On March 7, 1968, Wally Wilford collected a very special shipment from the airport in Cleveland, Ohio: the first ten Penton motorcycles were flown to the US from Austria. Just one day later, six of these machines were loaded for transportation to Georgia, where they would make their debut in the Stone Mountain Enduro on March 10, 1968. At the time, unpacking prototype motorcycles from the transportation crate and sending them for acceptance testing for a championship race was certainly a big risk. Under these circumstances, the result was more than impressive, with two class victories, one second and one third place in this challenging event. We were “READY TO RACE” as early as the late 1960s. Back then, the Penton motto was “Built for Champions”, and the best publicity was the success of the Penton riders. After Stone Mountain, the riders took on the Alligator Enduro in Florida and the bikes made their first appearance at the motorcycle exhibition in Daytona. This attracted a great deal of attention, as a Penton was stood on a large boulder and presented to an astonished audience. Even the type designation of the Penton was unusual, as Penton motorcycles were given proper names, and this was unconventional at the time. The 100cc was called “Berkshire”, named after a popular Enduro event in the New England States, and the 125cc was called “Six Day”. Doug Wilford, a longtime companion of John Penton, later explained how this came about. After competing in his first Six Days Enduro in Garmisch-Partenkirchen in 1962, John Penton knew the demands that would be placed on an Enduro in the International Six Days Trial, formerly known as the “Olympics of Motorcycling”. The best of the best was just good enough, and so the 125cc was given the name “Six Day”.

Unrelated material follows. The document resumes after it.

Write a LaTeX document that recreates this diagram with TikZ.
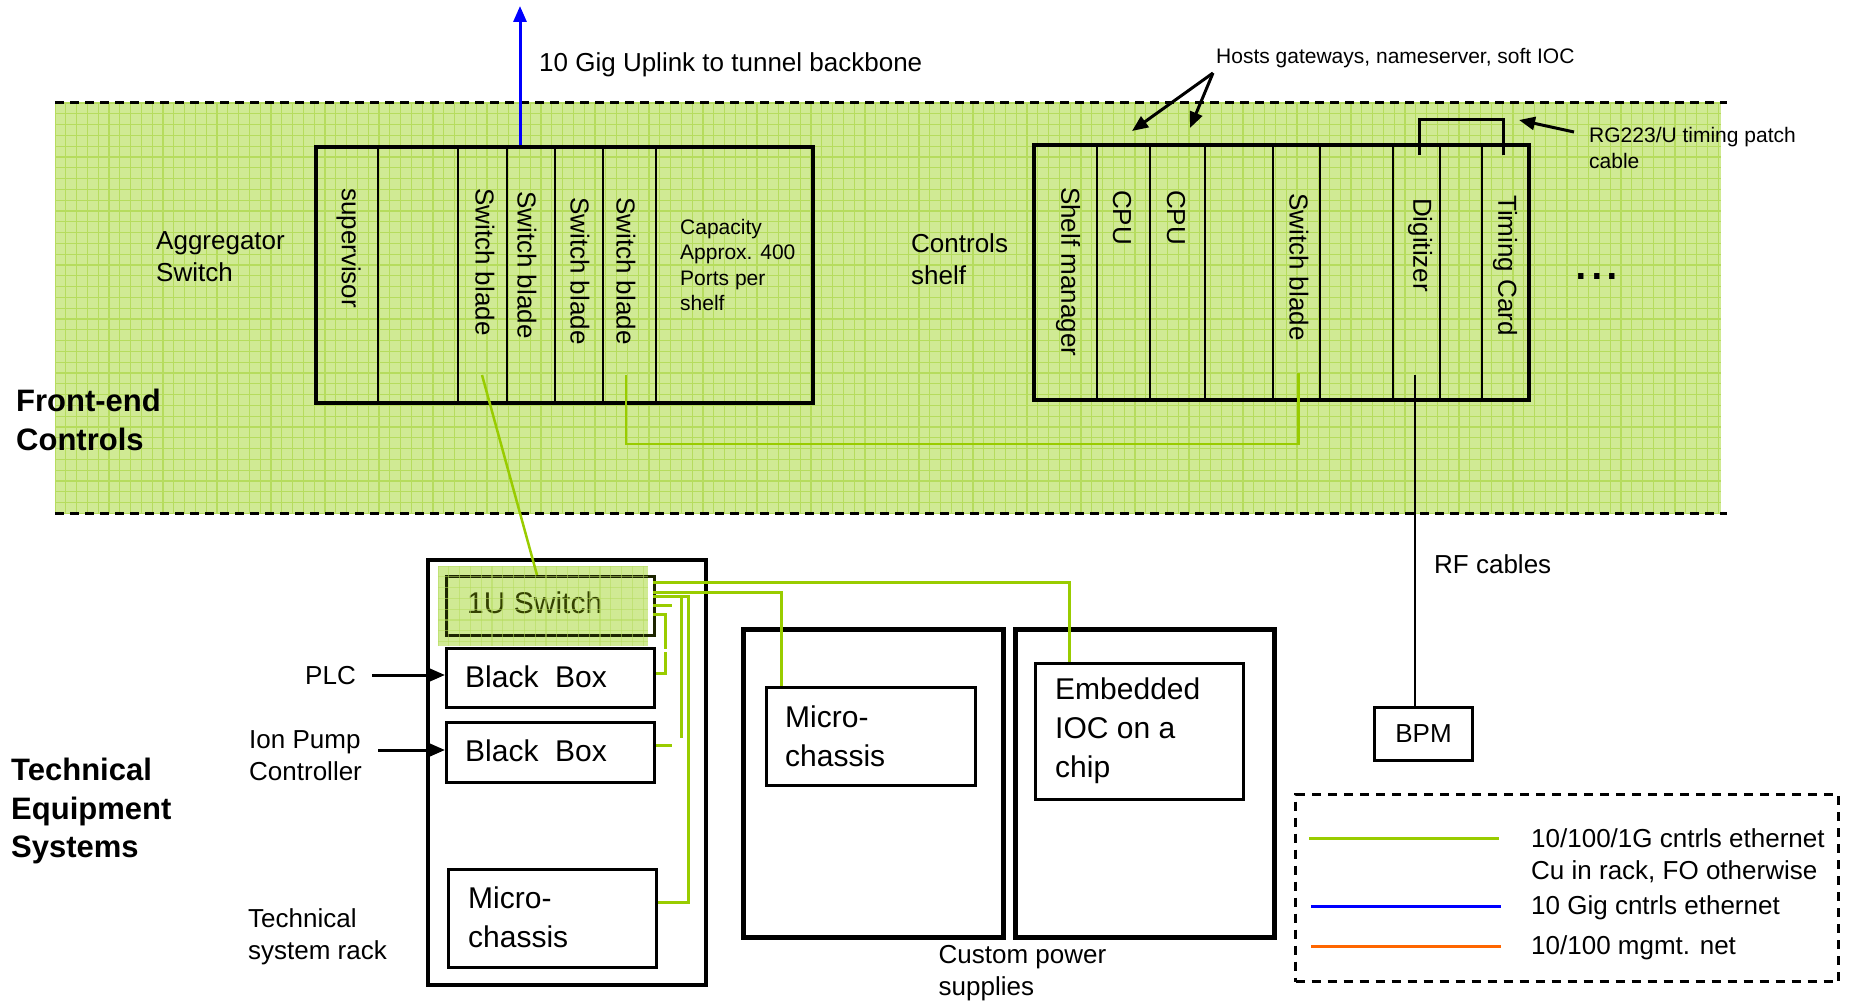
\documentclass[tikz,border=0pt]{standalone}
\usepackage{fontspec}
\setmainfont{Liberation Sans}
\usetikzlibrary{arrows.meta}

\definecolor{bandfill}{RGB}{208,234,148}
\definecolor{bandgrid}{RGB}{182,220,94}
\definecolor{enet}{RGB}{153,204,0}
\definecolor{tengig}{RGB}{0,0,255}
\definecolor{mgmt}{RGB}{255,102,0}
\definecolor{olive}{RGB}{52,66,0}
\definecolor{darkolive}{RGB}{28,36,0}

\newcommand\fsz[2]{\fontsize{#1}{#2}\selectfont}

\begin{document}
\begin{tikzpicture}[x=1pt,y=-1pt,
  txt/.style={font=\fsz{26}{32}, inner sep=0, align=left, anchor=west},
  small/.style={font=\fsz{21}{26}, inner sep=0, align=left, anchor=west},
  big/.style={font=\fsz{30}{38.5}, inner sep=0, align=left, anchor=west},
  heading/.style={font=\bfseries\fsz{31}{38.5}, inner sep=0, align=left, anchor=west},
  slot/.style={font=\fsz{26}{32}, inner sep=0, rotate=-90, anchor=west},
  divider/.style={line width=2.5pt},
  unit/.style={draw, line width=3pt, inner sep=0, anchor=north west},
  psu/.style={draw, line width=5pt, inner sep=0, anchor=north west},
  cu/.style={enet, line width=3pt},
  tip/.style={-{Triangle[length=16pt,width=13pt]}},
  bandedge/.style={line width=3pt, dash pattern=on 8.5pt off 6.5pt}
]
\useasboundingbox (0,0) rectangle (1851,1006);

% ---------- front-end controls band ----------
\begin{scope}
  \fill[bandfill] (55,103) rectangle (1721,513);
  \clip (55,103) rectangle (1721,513);
  \foreach \gx in {55,65.8,...,1722} \draw[bandgrid, line width=1.2pt] (\gx,103) -- (\gx,513);
  \foreach \gy in {103,113.8,...,514} \draw[bandgrid, line width=1.2pt] (55,\gy) -- (1721,\gy);
\end{scope}
\draw[bandedge] (55,103) -- (1727,103);
\draw[bandedge] (55,513) -- (1727,513);

\node[heading] (fec) at (16,420) {Front-end\\Controls};

% ---------- aggregator switch ----------
\node[unit, line width=4pt, minimum width=497pt, minimum height=256pt] (agg) at (314,145) {};
\foreach \dx in {378,458,507,555,603,656}
  \draw[divider] (\dx,145) -- (\dx,401);
\node[txt] (aggl) at (156,257) {Aggregator\\Switch};
\node[slot] (sup) at (348.5,188) {supervisor};
\node[slot] (swa) at (485,188) {Switch blade};
\node[slot] (swb) at (527,191) {Switch blade};
\node[slot] (swc) at (580,197) {Switch blade};
\node[slot] (swd) at (626,197) {Switch blade};
\node[small, font=\fsz{21}{25.5}] (cap) at (680,265) {Capacity\\Approx. 400\\Ports per\\shelf};

% 10 Gig uplink
\coordinate (upl) at (520,145);
\coordinate (upt) at (520,6);
\draw[tengig, line width=3pt, tip] (upl) -- (upt);
\node[txt] (uplt) at (539,65) {10 Gig Uplink to tunnel backbone};

% ---------- controls shelf ----------
\node[unit, line width=4pt, minimum width=495pt, minimum height=255pt] (shelf) at (1032,143) {};
\foreach \dx in {1097,1150,1205,1273,1320,1393,1440,1482}
  \draw[divider] (\dx,143) -- (\dx,398);
\node[txt] (shelfl) at (911,259) {Controls\\shelf};
\node[slot] (shm) at (1068,187) {Shelf manager};
\node[slot] (cpua) at (1122,190) {CPU};
\node[slot] (cpub) at (1176,190) {CPU};
\node[slot] (swe) at (1299,193) {Switch blade};
\node[slot] (dig) at (1420,198) {Digitizer};
\node[slot] (tim) at (1505,195) {Timing Card};
\node[font=\fsz{56}{60}, inner sep=0, anchor=base] (more) at (1597,279) {...};

% host annotations
\node[small] (hosts) at (1216,58) {Hosts gateways, nameserver, soft IOC};
\coordinate (hostsrc) at (1213,73);
\coordinate (cpuatop) at (1132,131);
\coordinate (cpubtop) at (1190,128);
\draw[line width=3pt, tip] (hostsrc) -- (cpuatop);
\draw[line width=3pt, tip] (hostsrc) -- (cpubtop);

% timing patch cable
\coordinate (digtop) at (1419,155);
\coordinate (timtop) at (1503,155);
\draw[line width=3pt] (digtop) -- (1419,120) -- (1503,120) -- (timtop);
\node[small] (rg) at (1589,148) {RG223/U timing patch\\cable};
\coordinate (rgsrc) at (1574,132);
\coordinate (rgdst) at (1519,120);
\draw[line width=3pt, tip] (rgsrc) -- (rgdst);

% ---------- links inside the band ----------
\coordinate (swaend) at (482,375);
\coordinate (swdend) at (626,375);
\coordinate (sweend) at (1298.5,373);
\coordinate (digend) at (1415,375);
\draw[cu, line width=2.5pt] (swdend) -- (626,444) -- (1298.5,444) -- (sweend);

% ---------- BPM ----------
\node[unit, minimum width=98pt, minimum height=53pt] (bpm) at (1373,706) {};
\node[txt, anchor=center] (bpml) at (bpm.center) {BPM};
\draw[line width=2.5pt] (digend) -- (bpm.north -| digend);
\node[txt] (rf) at (1434,564) {RF cables};

% ---------- technical equipment systems ----------
\node[heading] (tes) at (11,811) {Technical\\Equipment\\Systems};

\node[unit, line width=4pt, minimum width=278pt, minimum height=425pt] (rack) at (426,558) {};
\node[txt] (rackl) at (248,937) {Technical\\system rack};

% 1U switch, highlighted with the band's green
\fill[bandfill] (438,566) rectangle (648,646);
\node[unit, draw=darkolive, minimum width=208pt, minimum height=59pt] (sw1u) at (445,575) {};
\node[big, olive] (sw1ul) at (467,603) {1U Switch};
\begin{scope}
  \clip (438,566) rectangle (648,646);
  \foreach \gx in {438,448.8,...,649} \draw[bandgrid, line width=1.2pt, opacity=0.55] (\gx,566) -- (\gx,646);
  \foreach \gy in {566,576.8,...,647} \draw[bandgrid, line width=1.2pt, opacity=0.55] (438,\gy) -- (648,\gy);
\end{scope}

\node[unit, minimum width=208pt, minimum height=59pt] (bb1) at (445,647) {};
\node[big] (bb1l) at (465,677) {Black\ \ Box};
\node[unit, minimum width=208pt, minimum height=60pt] (bb2) at (445,721) {};
\node[big] (bb2l) at (465,751) {Black\ \ Box};
\node[unit, minimum width=208pt, minimum height=98pt] (mc1) at (447,868) {};
\node[big] (mc1l) at (468,917.5) {Micro-\\chassis};

\node[txt] (plc) at (305,676) {PLC};
\coordinate (plcs) at (372,675);
\draw[line width=3pt, tip] (plcs) -- (bb1.west |- plcs);
\node[txt] (ion) at (249,756) {Ion Pump\\Controller};
\coordinate (ions) at (378,750);
\draw[line width=3pt, tip] (ions) -- (bb2.west |- ions);

% custom power supplies
\node[psu, minimum width=260pt, minimum height=308pt] (psua) at (741,627) {};
\node[psu, minimum width=259pt, minimum height=308pt] (psub) at (1013,627) {};
\node[txt] (psul) at (938.5,973) {Custom power\\supplies};
\node[unit, minimum width=209pt, minimum height=98pt] (mc2) at (765,686) {};
\node[big] (mc2l) at (785,736.5) {Micro-\\chassis};
\node[unit, minimum width=208pt, minimum height=136pt] (ioc) at (1034,662) {};
\node[big, font=\fsz{30}{39}] (iocl) at (1055,731) {Embedded\\IOC on a\\chip};

% uplink from the 1U switch to the aggregator
\coordinate (sw1utop) at (537,575);
\draw[cu, line width=2.5pt] (swaend) -- (sw1utop);

% copper links fanning out of the 1U switch
\draw[cu] (653,582) -- (1069.5,582) -- (ioc.north -| 1069.5,0);
\draw[cu] (653,592) -- (781.5,592) -- (mc2.north -| 781.5,0);
\draw[cu] (653,596) -- (688,596) -- (688,902) -- (mc1.east |- 0,902);
\draw[cu] (681,596) -- (681,738);
\draw[cu] (653,605) -- (672,605);
\draw[cu] (653,614) -- (665,614) -- (665,649);
\draw[cu] (665,652) -- (665,673) -- (bb1.east |- 0,673);
\draw[cu] (bb2.east |- 0,745) -- (672,745);

% ---------- legend ----------
\node[draw, line width=3pt, dash pattern=on 9pt off 7pt, minimum width=543pt, minimum height=187pt, inner sep=0, anchor=north west] (legend) at (1294,793) {};
\coordinate (lga) at (1309,838); \coordinate (lgb) at (1499,838);
\coordinate (lba) at (1311,906); \coordinate (lbb) at (1501,906);
\coordinate (loa) at (1311,946); \coordinate (lob) at (1501,946);
\draw[enet, line width=3pt] (lga) -- (lgb);
\draw[tengig, line width=3pt] (lba) -- (lbb);
\draw[mgmt, line width=3pt] (loa) -- (lob);
\node[txt] (lgt) at (1531,856) {10/100/1G cntrls ethernet\\Cu in rack, FO otherwise};
\node[txt] (lbt) at (1531,908) {10 Gig cntrls ethernet};
\node[txt] (lot) at (1531,948) {10/100 mgmt. net};
\end{tikzpicture}
\end{document}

What John Penton and KTM had achieved was impressive. In September 1967, after competing in the Six Days Enduro in the Polish city of Zakopane, Penton approached KTM with his proposal for a lightweight and affordable competition bike for the American market. Just six months later, the results were presented to the public in Daytona, along with the first accolades for an American championship race.
However, there were problems in the beginning, particularly with customer’s bikes. The selector key transmission of the brand-new Sachs engine proved to be rather fragile, as the selector key often could not withstand the stresses it was subjected to on the terrain and would break. KTM in Austria and Fichtel & Sachs in Germany were too far away, so rapid assistance was not possible – was this the beginning of the end for the new brand? Not at all. A reinforced key was designed in the Penton workshop, and the prototype was sent to KTM to ensure that all Pentons delivered in the US were already fitted with the reinforced transmission. In the meantime, John Penton also got down to work and dismantled engines when disappointed customers came to him with a broken transmission.
This is probably the biggest secret of the Penton bikes’ success: the Pentons and their former customers are still one big family today, as demonstrated in the 50-year anniversary celebration. However, it didn’t end with the Berkshire and the Six Day. As there was no 175cc engine in the Sachs range, John Penton designed a larger cylinder equipped with a Sachs crankshaft as standard, which had a displacement of 150cc. This was sufficient to start competing in the 175cc class.
At KTM in Mattighofen, the developers were already working on a successor model for the Penton, which was launched on the market in 1971 alongside the stabilized Sachs engines and the first KTM engine with 175cc. Although John Penton was no longer involved in the development of new models, the Penton logo could still be found on KTM motorcycle tanks until 1977.